Limitations and Future Work
A key limitation of this study is compute and time. Large models such as SegFormer-B5 and SAM3 typically require long training schedules, careful hyperparameter tuning, and (in SAM3’s case) potentially prompt-aware training strategies to reach their full potential. Our experiments instead reflect a realistic small-budget regime, so results for the fine-tuned models (SegFormer FT, DeepLab FT, SAM3 FT) should be interpreted as lower bounds on what these approaches could achieve.
Future work includes:
- Longer fine-tuning schedules with tuned learning rates/warmup/weight decat
- Layer-freezing or gradual unfreezing to reduce catastrophic forgetting
- Coral-domain pretraining or underwater-specific augmentation strategies
- SAM3 experiments that incorporate prompts or prompt-like conditioning instead of forcing a prompt-free dense prediction mode
Colab notebook with project code: https://colab.research.google.com/drive/1-XIG4hYo7OcubjfQI2XydadW4JpQBowh?usp=sharing
References
Carion, N., et al. (2025).
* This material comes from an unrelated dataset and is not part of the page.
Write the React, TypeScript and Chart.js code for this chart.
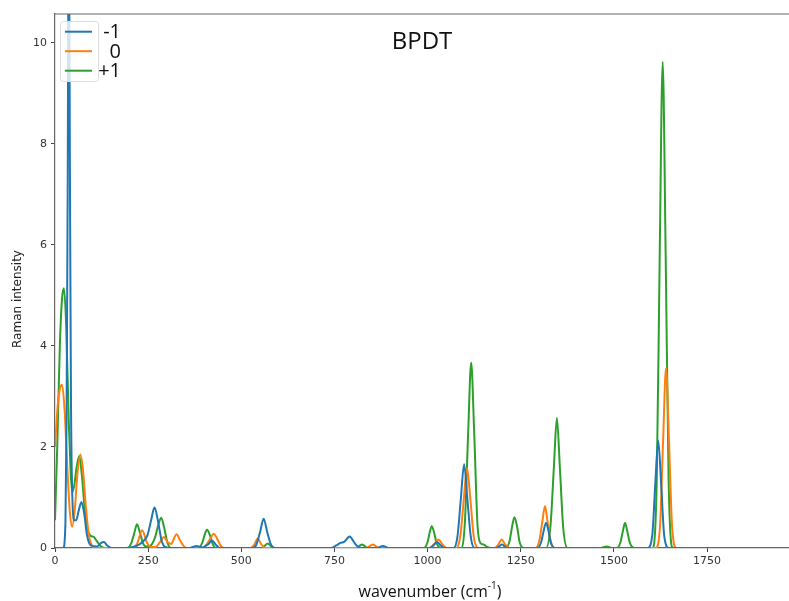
import React, { useEffect, useRef } from "react";
import { Chart, registerables } from "chart.js";

Chart.register(...registerables);

const seriesLabels = ["-1", "0", "+1"];
const seriesColors = ["#1f77b4", "#ff7f0e", "#2ca02c"];

const xTicks = [0, 250, 500, 750, 1000, 1250, 1500, 1750];
const yTicks = [0, 2, 4, 6, 8, 10];

// charge -1
const wavenumberMinus = [
  0, 22, 28, 31, 34, 37, 40, 43, 47, 52, 57, 63, 71, 78, 86, 96, 112, 124, 131, 140, 152,
  190, 215, 235, 248, 258, 267, 276, 286, 296, 310,
  360, 380, 395, 412, 421, 430, 442,
  530, 540, 550, 560, 570, 580, 590,
  740, 755, 766, 776, 791, 802, 812, 825,
  865, 880, 895,
  1005, 1018, 1025, 1034, 1045,
  1070, 1080, 1089, 1098, 1107, 1116, 1126,
  1185, 1200, 1212,
  1295, 1305, 1311, 1318, 1325, 1331, 1342,
  1590, 1603, 1611, 1619, 1627, 1635, 1648,
  1970,
];
const intensityMinus = [
  0, 0, 0.5, 2.5, 7, 13, 7.5, 2.8, 0.9, 0.55, 0.55, 0.72, 0.91, 0.7, 0.25, 0.05, 0.03, 0.1, 0.12, 0.05, 0,
  0, 0.03, 0.12, 0.25, 0.55, 0.8, 0.55, 0.15, 0.02, 0,
  0, 0.04, 0.01, 0.08, 0.15, 0.08, 0,
  0, 0.06, 0.3, 0.58, 0.3, 0.06, 0,
  0, 0.05, 0.1, 0.12, 0.23, 0.12, 0.03, 0,
  0, 0.04, 0,
  0, 0.07, 0.12, 0.06, 0,
  0, 0.22, 0.95, 1.66, 0.95, 0.22, 0,
  0, 0.07, 0,
  0, 0.12, 0.32, 0.5, 0.32, 0.1, 0,
  0, 0.25, 1.25, 2.13, 1.25, 0.25, 0,
  0,
];

// charge 0
const wavenumberNeutral = [
  0, 7, 13, 19, 26, 33, 40, 46, 53, 60, 68, 75, 83, 91, 100, 110,
  205, 220, 234, 246, 258, 270, 282, 292, 302, 312, 320, 326, 336, 348, 360,
  395, 408, 418, 426, 434, 446, 458,
  525, 535, 544, 553, 565,
  835, 853, 870,
  1005, 1018, 1029, 1040, 1052,
  1077, 1088, 1097, 1106, 1115, 1124, 1136,
  1180, 1190, 1199, 1208, 1220,
  1290, 1300, 1308, 1315, 1322, 1330, 1342,
  1612, 1624, 1632, 1640, 1648, 1656, 1668,
  1970,
];
const intensityNeutral = [
  2.0, 2.8, 3.15, 3.23, 2.7, 1.6, 0.7, 0.42, 0.75, 1.45, 1.85, 1.55, 0.8, 0.25, 0.04, 0,
  0, 0.08, 0.35, 0.12, 0.02, 0.02, 0.12, 0.22, 0.12, 0.08, 0.2, 0.27, 0.15, 0.02, 0,
  0, 0.08, 0.2, 0.28, 0.2, 0.03, 0,
  0, 0.07, 0.19, 0.08, 0,
  0, 0.07, 0,
  0, 0.08, 0.17, 0.07, 0,
  0, 0.25, 0.95, 1.58, 0.95, 0.22, 0,
  0, 0.07, 0.17, 0.07, 0,
  0, 0.15, 0.52, 0.83, 0.52, 0.15, 0,
  0, 0.45, 2.1, 3.56, 2.1, 0.45, 0,
  0,
];

// charge +1
const wavenumberPlus = [
  0, 6, 13, 19, 24, 30, 37, 42, 46, 52, 58, 65, 72, 80, 88, 96, 104, 112, 122, 135,
  195, 205, 213, 220, 228, 237, 245, 255, 268, 277, 285, 293, 302, 312,
  385, 395, 402, 408, 415, 423, 432,
  555, 571, 587,
  808, 824, 840,
  990, 1000, 1006, 1011, 1017, 1024, 1035,
  1090, 1100, 1109, 1117, 1125, 1134, 1142, 1150, 1160, 1170,
  1210, 1220, 1227, 1233, 1240, 1247, 1258,
  1318, 1330, 1339, 1347, 1355, 1364, 1376,
  1465, 1480, 1495,
  1508, 1518, 1524, 1530, 1536, 1543, 1555,
  1603, 1615, 1623, 1631, 1639, 1647, 1659,
  1970,
];
const intensityPlus = [
  0.55, 2.0, 4.0, 4.95, 5.14, 4.4, 2.5, 1.5, 1.11, 1.25, 1.6, 1.82, 1.45, 0.75, 0.35, 0.24, 0.22, 0.14, 0.04, 0,
  0, 0.1, 0.3, 0.47, 0.3, 0.08, 0.03, 0.04, 0.2, 0.45, 0.6, 0.4, 0.1, 0,
  0, 0.1, 0.27, 0.36, 0.27, 0.08, 0,
  0, 0.09, 0,
  0, 0.07, 0,
  0, 0.12, 0.32, 0.43, 0.32, 0.1, 0,
  0, 0.5, 2.3, 3.67, 2.3, 0.45, 0.1, 0.07, 0.02, 0,
  0, 0.14, 0.43, 0.61, 0.43, 0.12, 0,
  0, 0.45, 1.6, 2.58, 1.6, 0.4, 0,
  0, 0.03, 0,
  0, 0.12, 0.33, 0.5, 0.33, 0.1, 0,
  0, 1.3, 5.8, 9.62, 5.8, 1.3, 0,
  0,
];

const toPoints = (xs: number[], ys: number[]) => xs.map((x, i) => ({ x, y: ys[i] }));

const decorPlugin = {
  id: "decor",
  afterDatasetsDraw(chart: any) {
    const { ctx, chartArea } = chart;
    const { left, right, top } = chartArea;
    ctx.save();
    // top frame line
    ctx.strokeStyle = "#666";
    ctx.lineWidth = 1.2;
    ctx.beginPath();
    ctx.moveTo(left, top);
    ctx.lineTo(right, top);
    ctx.stroke();

    // legend box
    const bx = left + 5.5, by = 21.5, bw = 38, bh = 60, r = 3;
    ctx.fillStyle = "rgba(255,255,255,0.8)";
    ctx.strokeStyle = "#dddddd";
    ctx.lineWidth = 1;
    ctx.beginPath();
    ctx.moveTo(bx + r, by);
    ctx.lineTo(bx + bw - r, by);
    ctx.quadraticCurveTo(bx + bw, by, bx + bw, by + r);
    ctx.lineTo(bx + bw, by + bh - r);
    ctx.quadraticCurveTo(bx + bw, by + bh, bx + bw - r, by + bh);
    ctx.lineTo(bx + r, by + bh);
    ctx.quadraticCurveTo(bx, by + bh, bx, by + bh - r);
    ctx.lineTo(bx, by + r);
    ctx.quadraticCurveTo(bx, by, bx + r, by);
    ctx.closePath();
    ctx.fill();
    ctx.stroke();

    chart.data.datasets.forEach((ds: any, i: number) => {
      const y = 31.7 + i * 19.5;
      ctx.strokeStyle = ds.borderColor;
      ctx.lineWidth = 2;
      ctx.beginPath();
      ctx.moveTo(65, y);
      ctx.lineTo(92, y);
      ctx.stroke();
      ctx.fillStyle = "#111";
      ctx.font = "20px 'Open Sans'";
      ctx.textAlign = "right";
      ctx.textBaseline = "middle";
      ctx.fillText(ds.label, 121, y + 1);
    });

    // title
    ctx.fillStyle = "#111";
    ctx.font = "24px 'Open Sans'";
    ctx.textAlign = "center";
    ctx.textBaseline = "alphabetic";
    ctx.fillText("BPDT", 422, 49);

    // x-axis title with superscript
    const main = "wavenumber (cm";
    const sup = "-1";
    const close = ")";
    ctx.font = "16px 'Open Sans'";
    const wMain = ctx.measureText(main).width;
    const wClose = ctx.measureText(close).width;
    ctx.font = "10px 'Open Sans'";
    const wSup = ctx.measureText(sup).width;
    const total = wMain + wSup + wClose;
    const x0 = 430 - total / 2;
    ctx.textAlign = "left";
    ctx.font = "16px 'Open Sans'";
    ctx.fillText(main, x0, 597);
    ctx.font = "10px 'Open Sans'";
    ctx.fillText(sup, x0 + wMain, 589);
    ctx.font = "16px 'Open Sans'";
    ctx.fillText(close, x0 + wMain + wSup, 597);

    // y-axis title
    ctx.save();
    ctx.translate(18, 299);
    ctx.rotate(-Math.PI / 2);
    ctx.font = "12px 'DejaVu Sans'";
    ctx.fillStyle = "#222";
    ctx.textAlign = "center";
    ctx.textBaseline = "middle";
    ctx.fillText("Raman intensity", 0, 0);
    ctx.restore();

    ctx.restore();
  },
};

export default function App() {
  const canvasRef = useRef<HTMLCanvasElement | null>(null);

  useEffect(() => {
    if (!canvasRef.current) return;
    const seriesX = [wavenumberMinus, wavenumberNeutral, wavenumberPlus];
    const seriesY = [intensityMinus, intensityNeutral, intensityPlus];
    const chart = new Chart(canvasRef.current, {
      type: "line",
      data: {
        datasets: seriesLabels.map((label, i) => ({
          label,
          data: toPoints(seriesX[i], seriesY[i]),
          borderColor: seriesColors[i],
          backgroundColor: seriesColors[i],
          borderWidth: 2,
          pointRadius: 0,
          fill: false,
          cubicInterpolationMode: "monotone" as const,
        })),
      },
      options: {
        responsive: false,
        animation: false,
        layout: { padding: { top: 14, right: 0, left: 0, bottom: 0 } },
        plugins: {
          legend: { display: false },
          title: { display: false },
          tooltip: { enabled: false },
        },
        scales: {
          x: {
            type: "linear",
            min: 0,
            max: 1970,
            afterBuildTicks: (scale: any) => {
              scale.ticks = xTicks.map((v) => ({ value: v }));
            },
            afterFit: (scale: any) => {
              scale.height = 53;
            },
            grid: {
              display: true,
              drawOnChartArea: false,
              drawTicks: true,
              tickLength: 4,
              tickColor: "#444",
              tickWidth: 1,
            },
            border: { display: true, color: "#666", width: 1.2 },
            ticks: {
              color: "#333",
              font: { family: "'DejaVu Sans'", size: 11 },
              padding: 3,
              maxRotation: 0,
              autoSkip: false,
              callback: (v: any) => String(v),
            },
          },
          y: {
            type: "linear",
            min: 0,
            max: 10.57,
            afterBuildTicks: (scale: any) => {
              scale.ticks = yTicks.map((v) => ({ value: v }));
            },
            afterFit: (scale: any) => {
              scale.width = 55;
            },
            grid: {
              display: true,
              drawOnChartArea: false,
              drawTicks: true,
              tickLength: 4,
              tickColor: "#444",
              tickWidth: 1,
            },
            border: { display: true, color: "#666", width: 1.2 },
            ticks: {
              color: "#333",
              font: { family: "'DejaVu Sans'", size: 11 },
              padding: 4,
              autoSkip: false,
              callback: (v: any) => String(v),
            },
          },
        },
      },
      plugins: [decorPlugin],
    });
    return () => chart.destroy();
  }, []);

  return (
    <div style={{ position: "absolute", left: 0, top: 0, width: 789, height: 601, background: "#fff" }}>
      <canvas ref={canvasRef} width={789} height={601} />
    </div>
  );
}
SAM 3: Segment anything with concepts. arXiv preprint arXiv:2511.16719.
Chen, L.-C., et al. (2017). DeepLab: Semantic image segmentation with deep convolutional nets, atrous convolution, and fully connected CRFs. IEEE Transactions on Pattern Analysis and Machine Intelligence, 40(4), 834–848.
Sauder, J., et al. (2025). The CoralScapes dataset: Semantic scene understanding in coral reefs. arXiv preprint arXiv:2503.20000.
Xie, E., et al. (2021). SegFormer: Simple and efficient design for semantic segmentation with transformers. Advances in Neural Information Processing Systems, 34, 12077–12090.